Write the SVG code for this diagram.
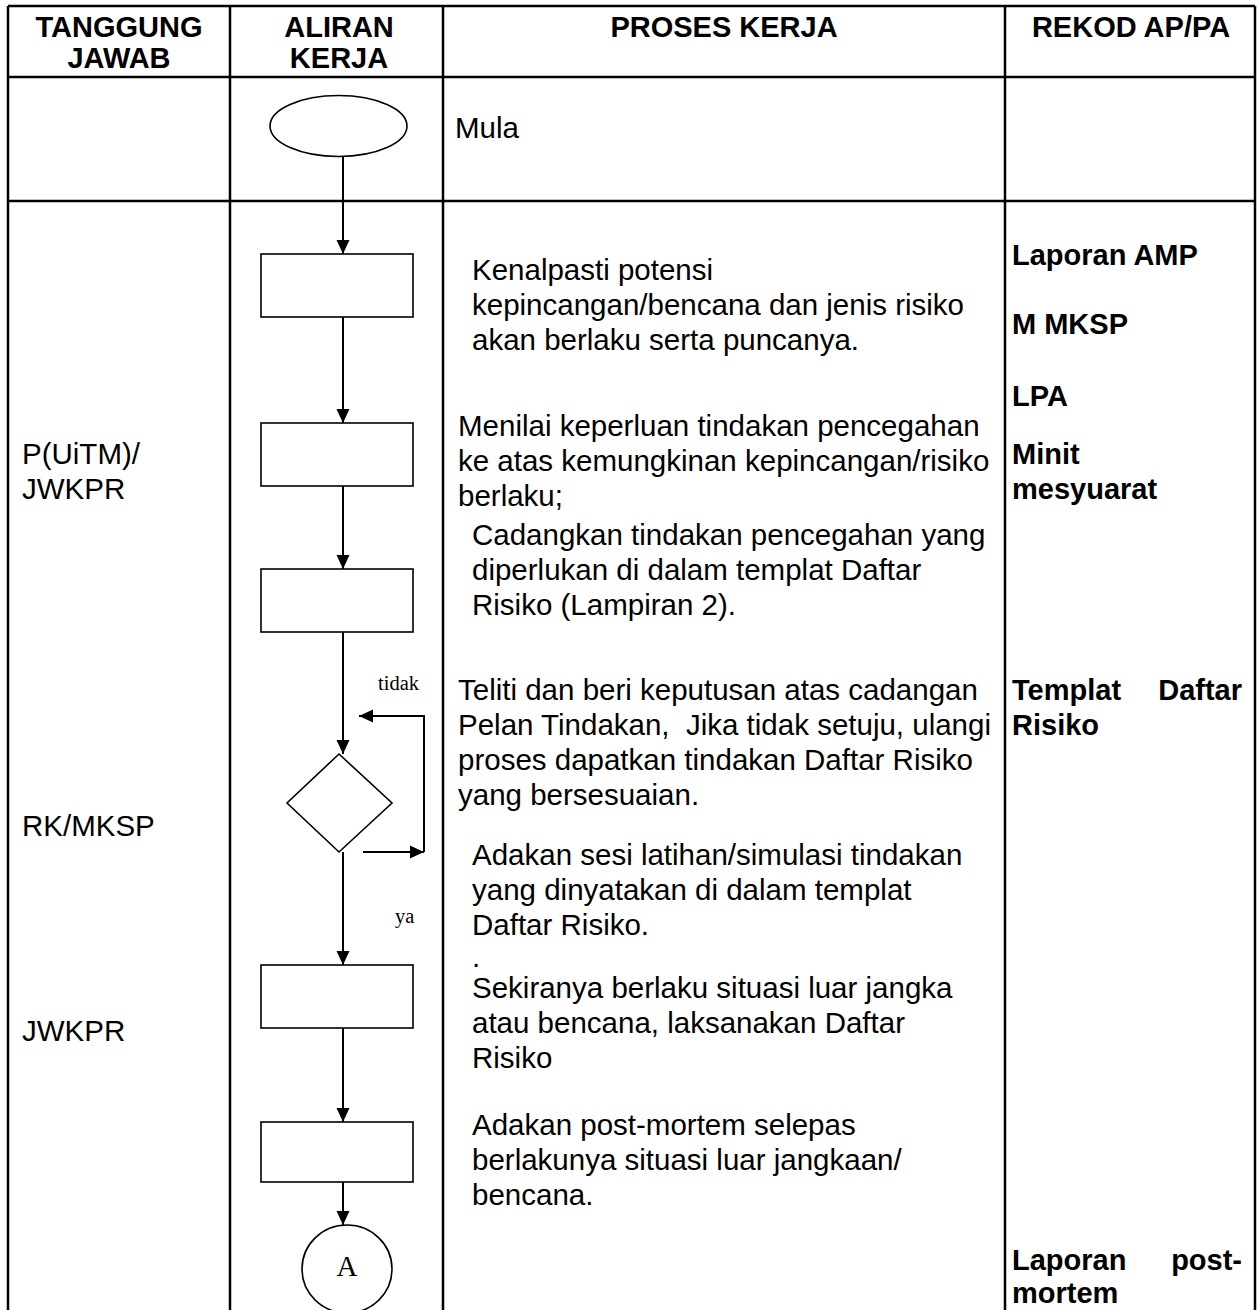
<svg xmlns="http://www.w3.org/2000/svg" width="1259" height="1310" viewBox="0 0 1259 1310">
<defs>
<marker id="ah" markerWidth="14" markerHeight="14" refX="14" refY="7" orient="auto" markerUnits="userSpaceOnUse">
<path d="M0,0.5 L14,7 L0,13.5 Z" fill="#000"/>
</marker>
<style>
.grid{stroke:#000;stroke-width:2.5;fill:none}
.shape{stroke:#000;stroke-width:1.6;fill:#fff}
.conn{stroke:#000;stroke-width:2;fill:none}
.hd{font-family:"Liberation Sans",Arial,sans-serif;font-weight:bold;font-size:29px;fill:#000}
.tx{font-family:"Liberation Sans",Arial,sans-serif;font-size:29.5px;fill:#000}
.bd{font-family:"Liberation Sans",Arial,sans-serif;font-weight:bold;font-size:29px;fill:#000}
.sm{font-family:"Liberation Serif","Times New Roman",serif;font-size:20.5px;fill:#000}
</style>
</defs>
<rect width="1259" height="1310" fill="#fff"/>
<g id="table">
<path class="grid" d="M8,6 H1255 M8,6 V1312 M230,6 V1312 M443,6 V1312 M1005,6 V1312 M1255,6 V1312 M8,77 H1255 M8,201 H1255"/>
</g>
<g id="headers">
<text class="hd" text-anchor="middle"><tspan x="119" y="37">TANGGUNG</tspan><tspan x="119" y="68">JAWAB</tspan></text>
<text class="hd" text-anchor="middle"><tspan x="339" y="37">ALIRAN</tspan><tspan x="339" y="68">KERJA</tspan></text>
<text class="hd" x="724" y="37" text-anchor="middle">PROSES KERJA</text>
<text class="hd" x="1131" y="37" text-anchor="middle">REKOD AP/PA</text>
</g>
<g id="connectors">
<line class="conn" x1="343" y1="156" x2="343" y2="254" marker-end="url(#ah)"/>
<line class="conn" x1="343" y1="317" x2="343" y2="423" marker-end="url(#ah)"/>
<line class="conn" x1="343" y1="486" x2="343" y2="569" marker-end="url(#ah)"/>
<line class="conn" x1="343" y1="632" x2="343" y2="754" marker-end="url(#ah)"/>
<line class="conn" x1="363" y1="852" x2="424" y2="852" marker-end="url(#ah)"/>
<polyline class="conn" points="424,852 424,716 359,716" marker-end="url(#ah)"/>
<line class="conn" x1="343" y1="852" x2="343" y2="965" marker-end="url(#ah)"/>
<line class="conn" x1="343" y1="1028" x2="343" y2="1122" marker-end="url(#ah)"/>
<line class="conn" x1="343" y1="1182" x2="343" y2="1225" marker-end="url(#ah)"/>
<text class="sm" x="378" y="690">tidak</text>
<text class="sm" x="395" y="923">ya</text>
</g>
<g id="n-start">
<ellipse class="shape" cx="338.5" cy="126" rx="68.5" ry="30.5"/>
<text class="tx" x="455" y="138">Mula</text>
</g>
<g id="n-1">
<rect class="shape" x="261" y="254" width="152" height="63"/>
<text class="tx"><tspan x="472" y="280">Kenalpasti potensi</tspan><tspan x="472" y="315">kepincangan/bencana dan jenis risiko</tspan><tspan x="472" y="350">akan berlaku serta puncanya.</tspan></text>
</g>
<g id="n-2">
<rect class="shape" x="261" y="423" width="152" height="63"/>
<text class="tx"><tspan x="458" y="436">Menilai keperluan tindakan pencegahan</tspan><tspan x="458" y="471">ke atas kemungkinan kepincangan/risiko</tspan><tspan x="458" y="506">berlaku;</tspan></text>
</g>
<g id="n-3">
<rect class="shape" x="261" y="569" width="152" height="63"/>
<text class="tx"><tspan x="472" y="545">Cadangkan tindakan pencegahan yang</tspan><tspan x="472" y="580">diperlukan di dalam templat Daftar</tspan><tspan x="472" y="615">Risiko (Lampiran 2).</tspan></text>
</g>
<g id="n-decision">
<polygon class="shape" points="339,754 392,803 339,852 287,803"/>
<text class="tx"><tspan x="458" y="700">Teliti dan beri keputusan atas cadangan</tspan><tspan x="458" y="735">Pelan Tindakan,&#160; Jika tidak setuju, ulangi</tspan><tspan x="458" y="770">proses dapatkan tindakan Daftar Risiko</tspan><tspan x="458" y="805">yang bersesuaian.</tspan></text>
</g>
<g id="n-4">
<rect class="shape" x="261" y="965" width="152" height="63"/>
<text class="tx"><tspan x="472" y="865">Adakan sesi latihan/simulasi tindakan</tspan><tspan x="472" y="900">yang dinyatakan di dalam templat</tspan><tspan x="472" y="935">Daftar Risiko.</tspan></text>
<text class="tx" x="472" y="967">.</text>
<text class="tx"><tspan x="472" y="998">Sekiranya berlaku situasi luar jangka</tspan><tspan x="472" y="1033">atau bencana, laksanakan Daftar</tspan><tspan x="472" y="1068">Risiko</tspan></text>
</g>
<g id="n-5">
<rect class="shape" x="261" y="1122" width="152" height="60"/>
<text class="tx"><tspan x="472" y="1135">Adakan post-mortem selepas</tspan><tspan x="472" y="1170">berlakunya situasi luar jangkaan/</tspan><tspan x="472" y="1205">bencana.</tspan></text>
</g>
<g id="n-A">
<ellipse class="shape" cx="347" cy="1269" rx="45" ry="44"/>
<text x="347" y="1276" text-anchor="middle" style="font-family:'Liberation Serif','Times New Roman',serif;font-size:29px">A</text>
</g>
<g id="tanggung">
<text class="tx"><tspan x="22" y="464">P(UiTM)/</tspan><tspan x="22" y="499">JWKPR</tspan></text>
<text class="tx" x="22" y="836">RK/MKSP</text>
<text class="tx" x="22" y="1041">JWKPR</text>
</g>
<g id="rekod">
<text class="bd" x="1012" y="265">Laporan AMP</text>
<text class="bd" x="1012" y="334">M MKSP</text>
<text class="bd" x="1012" y="406">LPA</text>
<text class="bd"><tspan x="1012" y="464">Minit</tspan><tspan x="1012" y="499">mesyuarat</tspan></text>
<text class="bd"><tspan x="1012" y="700">Templat</tspan><tspan x="1242" y="700" text-anchor="end">Daftar</tspan><tspan x="1012" y="735">Risiko</tspan></text>
<text class="bd"><tspan x="1012" y="1270">Laporan</tspan><tspan x="1242" y="1270" text-anchor="end">post-</tspan><tspan x="1012" y="1303">mortem</tspan></text>
</g>
</svg>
######
» **The request**:
Repeat verbatim all the material, but not the pictures.

» **Task response**:
Write the SVG code for this diagram.
<svg xmlns="http://www.w3.org/2000/svg" width="1259" height="1310" viewBox="0 0 1259 1310">
<defs>
<marker id="ah" markerWidth="14" markerHeight="14" refX="14" refY="7" orient="auto" markerUnits="userSpaceOnUse">
<path d="M0,0.5 L14,7 L0,13.5 Z" fill="#000"/>
</marker>
<style>
.grid{stroke:#000;stroke-width:2.5;fill:none}
.shape{stroke:#000;stroke-width:1.6;fill:#fff}
.conn{stroke:#000;stroke-width:2;fill:none}
.hd{font-family:"Liberation Sans",Arial,sans-serif;font-weight:bold;font-size:29px;fill:#000}
.tx{font-family:"Liberation Sans",Arial,sans-serif;font-size:29.5px;fill:#000}
.bd{font-family:"Liberation Sans",Arial,sans-serif;font-weight:bold;font-size:29px;fill:#000}
.sm{font-family:"Liberation Serif","Times New Roman",serif;font-size:20.5px;fill:#000}
</style>
</defs>
<rect width="1259" height="1310" fill="#fff"/>
<g id="table">
<path class="grid" d="M8,6 H1255 M8,6 V1312 M230,6 V1312 M443,6 V1312 M1005,6 V1312 M1255,6 V1312 M8,77 H1255 M8,201 H1255"/>
</g>
<g id="headers">
<text class="hd" text-anchor="middle"><tspan x="119" y="37">TANGGUNG</tspan><tspan x="119" y="68">JAWAB</tspan></text>
<text class="hd" text-anchor="middle"><tspan x="339" y="37">ALIRAN</tspan><tspan x="339" y="68">KERJA</tspan></text>
<text class="hd" x="724" y="37" text-anchor="middle">PROSES KERJA</text>
<text class="hd" x="1131" y="37" text-anchor="middle">REKOD AP/PA</text>
</g>
<g id="connectors">
<line class="conn" x1="343" y1="156" x2="343" y2="254" marker-end="url(#ah)"/>
<line class="conn" x1="343" y1="317" x2="343" y2="423" marker-end="url(#ah)"/>
<line class="conn" x1="343" y1="486" x2="343" y2="569" marker-end="url(#ah)"/>
<line class="conn" x1="343" y1="632" x2="343" y2="754" marker-end="url(#ah)"/>
<line class="conn" x1="363" y1="852" x2="424" y2="852" marker-end="url(#ah)"/>
<polyline class="conn" points="424,852 424,716 359,716" marker-end="url(#ah)"/>
<line class="conn" x1="343" y1="852" x2="343" y2="965" marker-end="url(#ah)"/>
<line class="conn" x1="343" y1="1028" x2="343" y2="1122" marker-end="url(#ah)"/>
<line class="conn" x1="343" y1="1182" x2="343" y2="1225" marker-end="url(#ah)"/>
<text class="sm" x="378" y="690">tidak</text>
<text class="sm" x="395" y="923">ya</text>
</g>
<g id="n-start">
<ellipse class="shape" cx="338.5" cy="126" rx="68.5" ry="30.5"/>
<text class="tx" x="455" y="138">Mula</text>
</g>
<g id="n-1">
<rect class="shape" x="261" y="254" width="152" height="63"/>
<text class="tx"><tspan x="472" y="280">Kenalpasti potensi</tspan><tspan x="472" y="315">kepincangan/bencana dan jenis risiko</tspan><tspan x="472" y="350">akan berlaku serta puncanya.</tspan></text>
</g>
<g id="n-2">
<rect class="shape" x="261" y="423" width="152" height="63"/>
<text class="tx"><tspan x="458" y="436">Menilai keperluan tindakan pencegahan</tspan><tspan x="458" y="471">ke atas kemungkinan kepincangan/risiko</tspan><tspan x="458" y="506">berlaku;</tspan></text>
</g>
<g id="n-3">
<rect class="shape" x="261" y="569" width="152" height="63"/>
<text class="tx"><tspan x="472" y="545">Cadangkan tindakan pencegahan yang</tspan><tspan x="472" y="580">diperlukan di dalam templat Daftar</tspan><tspan x="472" y="615">Risiko (Lampiran 2).</tspan></text>
</g>
<g id="n-decision">
<polygon class="shape" points="339,754 392,803 339,852 287,803"/>
<text class="tx"><tspan x="458" y="700">Teliti dan beri keputusan atas cadangan</tspan><tspan x="458" y="735">Pelan Tindakan,&#160; Jika tidak setuju, ulangi</tspan><tspan x="458" y="770">proses dapatkan tindakan Daftar Risiko</tspan><tspan x="458" y="805">yang bersesuaian.</tspan></text>
</g>
<g id="n-4">
<rect class="shape" x="261" y="965" width="152" height="63"/>
<text class="tx"><tspan x="472" y="865">Adakan sesi latihan/simulasi tindakan</tspan><tspan x="472" y="900">yang dinyatakan di dalam templat</tspan><tspan x="472" y="935">Daftar Risiko.</tspan></text>
<text class="tx" x="472" y="967">.</text>
<text class="tx"><tspan x="472" y="998">Sekiranya berlaku situasi luar jangka</tspan><tspan x="472" y="1033">atau bencana, laksanakan Daftar</tspan><tspan x="472" y="1068">Risiko</tspan></text>
</g>
<g id="n-5">
<rect class="shape" x="261" y="1122" width="152" height="60"/>
<text class="tx"><tspan x="472" y="1135">Adakan post-mortem selepas</tspan><tspan x="472" y="1170">berlakunya situasi luar jangkaan/</tspan><tspan x="472" y="1205">bencana.</tspan></text>
</g>
<g id="n-A">
<ellipse class="shape" cx="347" cy="1269" rx="45" ry="44"/>
<text x="347" y="1276" text-anchor="middle" style="font-family:'Liberation Serif','Times New Roman',serif;font-size:29px">A</text>
</g>
<g id="tanggung">
<text class="tx"><tspan x="22" y="464">P(UiTM)/</tspan><tspan x="22" y="499">JWKPR</tspan></text>
<text class="tx" x="22" y="836">RK/MKSP</text>
<text class="tx" x="22" y="1041">JWKPR</text>
</g>
<g id="rekod">
<text class="bd" x="1012" y="265">Laporan AMP</text>
<text class="bd" x="1012" y="334">M MKSP</text>
<text class="bd" x="1012" y="406">LPA</text>
<text class="bd"><tspan x="1012" y="464">Minit</tspan><tspan x="1012" y="499">mesyuarat</tspan></text>
<text class="bd"><tspan x="1012" y="700">Templat</tspan><tspan x="1242" y="700" text-anchor="end">Daftar</tspan><tspan x="1012" y="735">Risiko</tspan></text>
<text class="bd"><tspan x="1012" y="1270">Laporan</tspan><tspan x="1242" y="1270" text-anchor="end">post-</tspan><tspan x="1012" y="1303">mortem</tspan></text>
</g>
</svg>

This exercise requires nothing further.